For  more information about the Honor and Professionalism Advocacy Council and the Early Concern Note, visit the Medical Student Affairs web page at: louisville.edu/medicine/studentaffairs/student-services/hpac.

Mandatory Self-Reporting Policy for Criminal Behavior

All accepted and currently enrolled medical students are required to promptly report any criminal charges ever filed against them, including felony and misdemeanor charges other than minor traffic violations.  These reports should be made in writing and sent to the Associate Dean for Student Affairs.  They should include conviction information, all types of adjudication, and all legal processes not yet resolved (e.g., an arrest record for an offense pending court disposition, an unresolved bench warrant, a failure to appear in court.)  Any charges that were previously disclosed on the secondary admissions application need not be reported again. 
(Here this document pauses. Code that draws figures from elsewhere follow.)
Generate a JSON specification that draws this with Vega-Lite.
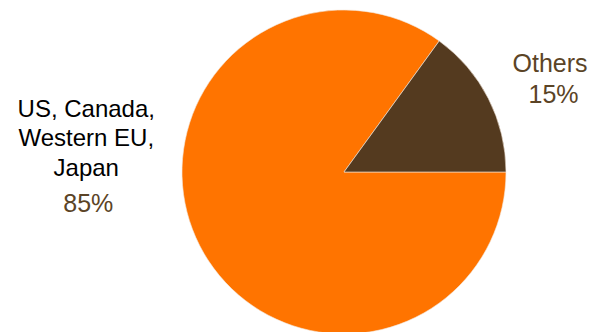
{
  "$schema": "https://vega.github.io/schema/vega-lite/v6.json",
  "autosize": "none",
  "width": 500,
  "height": 320,
  "padding": {"left": 94, "top": 12, "right": 0, "bottom": 0},
  "background": "white",
  "config": {"view": {"stroke": null}, "text": {"font": "Liberation Sans"}},
  "data": {
    "values": [
      {"region": "US, Canada,\nWestern EU,\nJapan", "share": 85, "pct": "85%"},
      {"region": "Others", "share": 15, "pct": "15%"}
    ]
  },
  "encoding": {
    "theta": {"field": "share", "type": "quantitative", "stack": true, "scale": {"range": [0.6283, 6.9115]}},
    "order": {"field": "share", "type": "quantitative", "sort": "ascending"}
  },
  "layer": [
    {
      "mark": {"type": "arc", "radius": 162, "stroke": "#f4e8dc", "strokeWidth": 0.6},
      "encoding": {
        "color": {
          "field": "region", "type": "nominal", "legend": null,
          "scale": {"domain": ["Others", "US, Canada,\nWestern EU,\nJapan"], "range": ["#543A1F", "#FF7400"]}
        }
      }
    },
    {
      "mark": {"type": "text", "radius": 250, "dx": -35, "dy": -168.5, "align": "center", "baseline": "alphabetic", "fontSize": 24, "lineHeight": 29.5, "lineBreak": "\n", "color": "#000000"},
      "encoding": {
        "text": {"condition": {"test": "datum.region !== 'Others'", "field": "region"}, "value": ""}
      }
    },
    {
      "mark": {"type": "text", "radius": 250, "dx": -33, "dy": -73.5, "align": "center", "baseline": "alphabetic", "fontSize": 25, "color": "#5B4426"},
      "encoding": {
        "text": {"condition": {"test": "datum.region !== 'Others'", "field": "pct"}, "value": ""}
      }
    },
    {
      "mark": {"type": "text", "radius": 220, "dx": 10, "dy": 0, "align": "center", "baseline": "alphabetic", "fontSize": 25, "color": "#5B4426"},
      "encoding": {
        "text": {"condition": {"test": "datum.region === 'Others'", "field": "region"}, "value": ""}
      }
    },
    {
      "mark": {"type": "text", "radius": 220, "dx": 13.5, "dy": 31, "align": "center", "baseline": "alphabetic", "fontSize": 25, "color": "#5B4426"},
      "encoding": {
        "text": {"condition": {"test": "datum.region === 'Others'", "field": "pct"}, "value": ""}
      }
    }
  ]
}
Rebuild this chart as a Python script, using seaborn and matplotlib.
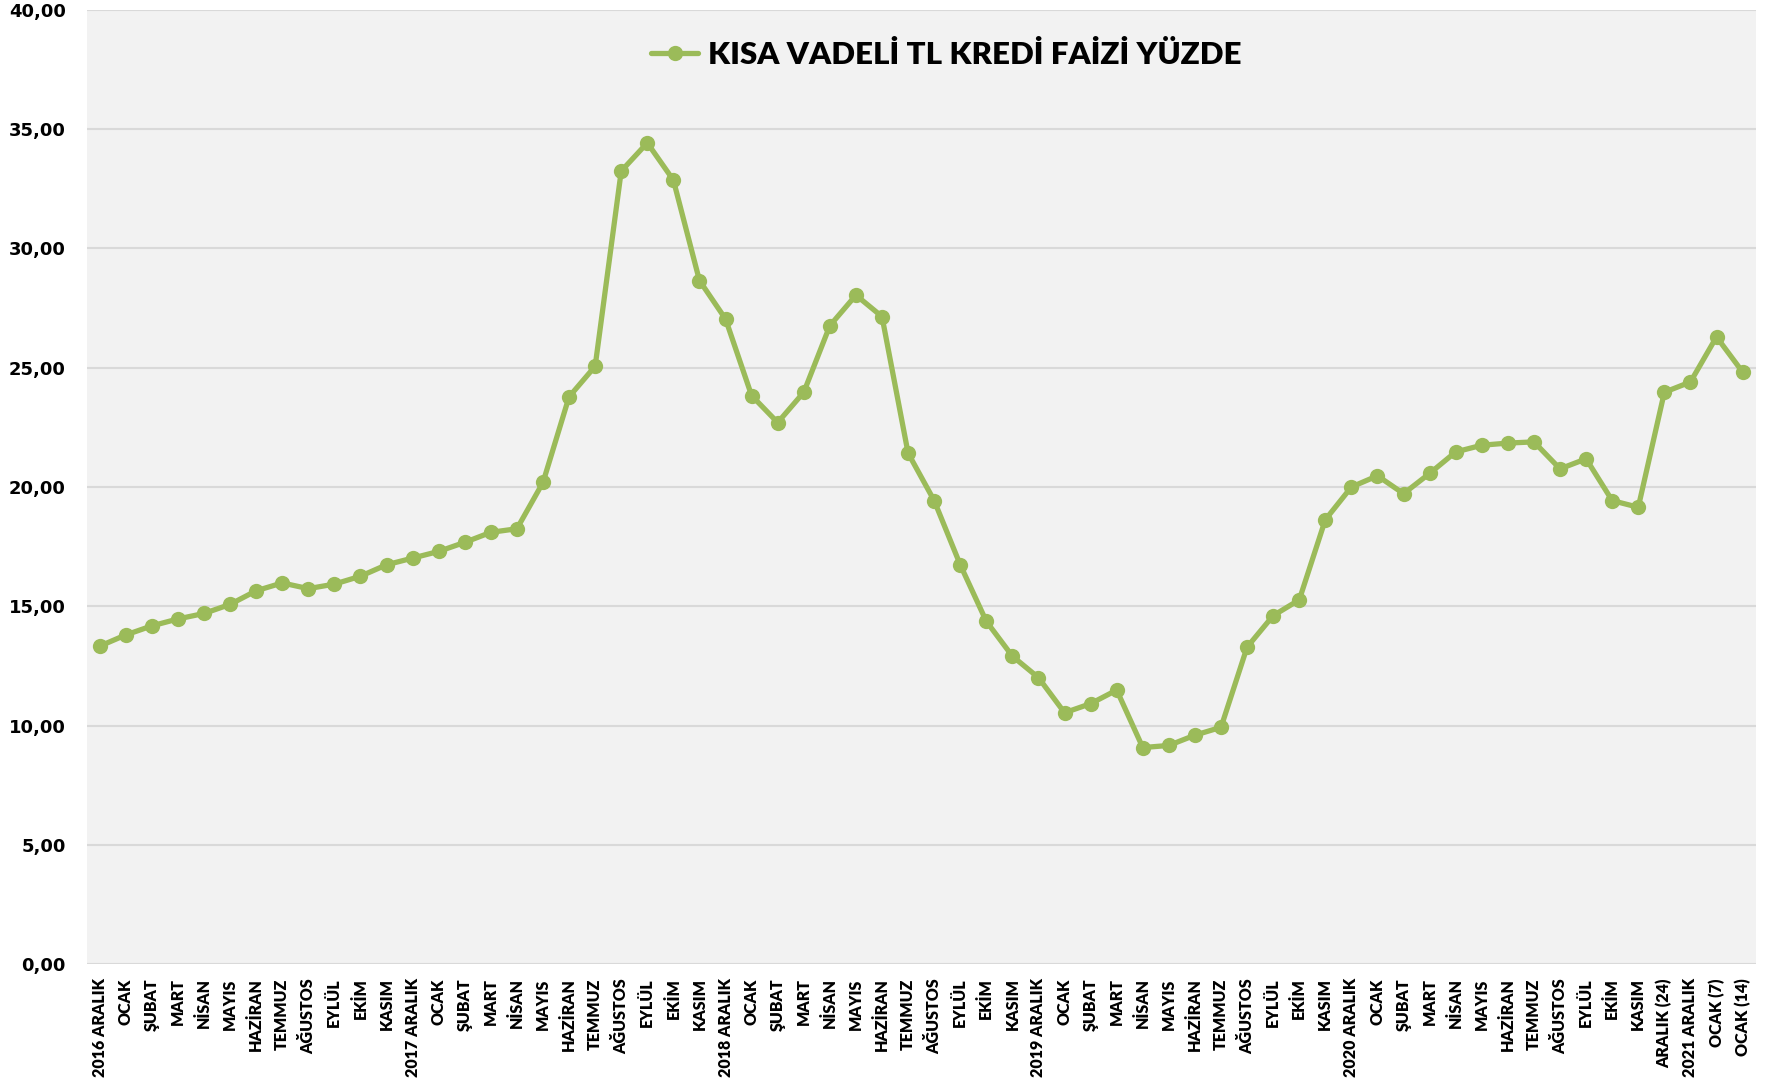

The report will be reviewed by the Criminal History Review Committee, which consists of the Associate Dean for Student Affairs, Associate Dean for Admissions, Associate Vice President for Health Affairs/Diversity Initiative, Dept. of Public Safety representative, School of Medicine legal counsel, and a mental health professional (university student health counselor).  

Discussion and the recommended course of action will be in the context of future implications for licensure, threat to patient safety and the ability to be an appropriate member of the medical profession.